Food & Drink 2008: A Mele of Taste
Stuck in New York as I write this: No good kim chee, no poi at all. I could try and drown my sorrows in a Brooklyn lager, but the ales pale at the thought of Brew Moon. Lower Manhattan has a much bigger, livelier Chinatown, with restaurant fish, produce and fowl yanked fresh off the street markets and the last urban butchers who carve up whole animals. But there’s no smell of tropical flowers, none of the faded, creaky charm of Nu’uanu, Pauahi and River streets by day and the way they catch the harbor fog, patrolled by ghosts, at night.
Little Italy is the best in the nation, but getting littler all the time. Honolulu’s Italian scene has nowhere to go but up, and Pasta Basta sets a high bar. We can knock back a brew at Chelsea Brewing Company at Pier 59 on the Hudson River, where, in summer, paddlers practice in real Hawaiian outrigger canoes. But Manhattan has no oceanfront dining, whereas Honolulu is city and Hamptons wrapped into one.
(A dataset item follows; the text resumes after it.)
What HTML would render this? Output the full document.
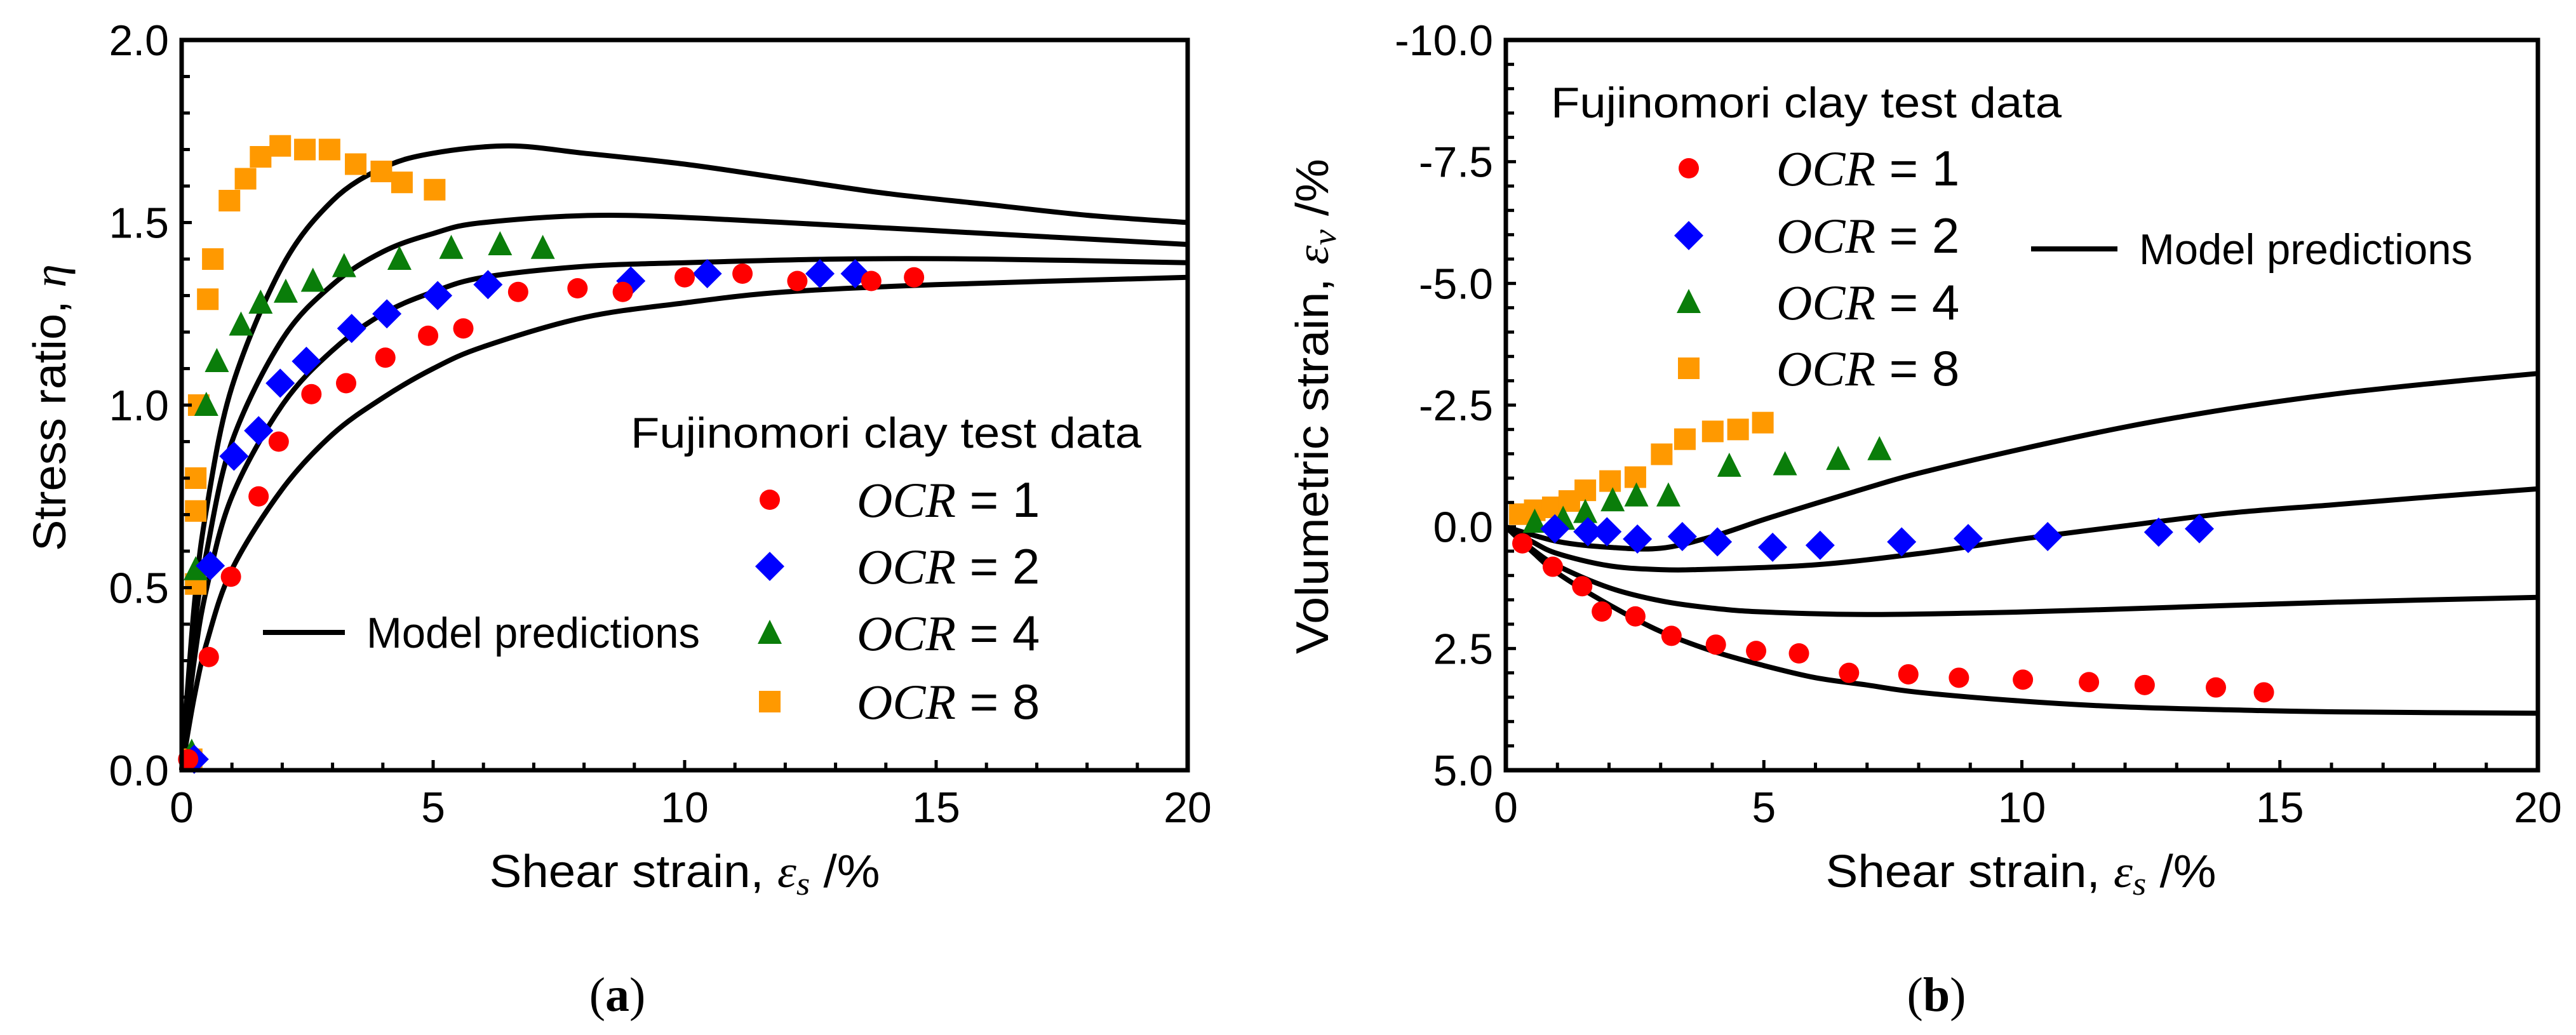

Of course, the Weekly has cheated in this issue by including the culinary pleasures of the North Shore, which has resisted becoming Honolulu’s Hamptons thanks to Defend O’ahu Coaltion, North Shore Community Land Trust, Keep the Country Country and the Trust for Public Land, which are saving agricultural lands.
Many of us would never have been been in Hawai’i without agriculture, namely, the plantations that drew our forbearers here to work. Foodies at the start of the culinary revolution (local, organic, slow) spoke of “food with a face on it,” meaning that we should meet the farmers who grow our food, learn how and where it was grown. Now, farmers’ markets throughout the islands are giving shoppers that opportunity every week, and new ones are opening all the time.
Early on, I learned the connection between food and the earth from my grandfather, Lawrence Kang, who took us kids along with him to buy head and won bok cabbage, cucumber and radishes from the Kaka’ako greenmarket and Waipahu farm stands. Although truckloads of farm-fresh vegetables were delivered every week to his factory, which made Halm’s Kim Chee, he always ran out of something and welcomed the excuse to get away and gossip with farmers. He had started out working on the pineapple plantation, and left to run his own business, which, rather like a farmer, he sold when none of his offspring would take it on.
Today, some things have changed in ways my grandfather would have approved. Young people are interested in farming, and new small food businesses are a growing trend. Now that industrial agricultural is closing down, the islands have a huge opportunity to pursue diversified, sustainable agriculture on these lands. That includes the restoration of traditional farming methods for taro and sweet potato and even fish. Food and drink is memory, culture, community. It’s the ties that bind and release us from the daily grind, and when it’s local and ‘ono. Enjoy.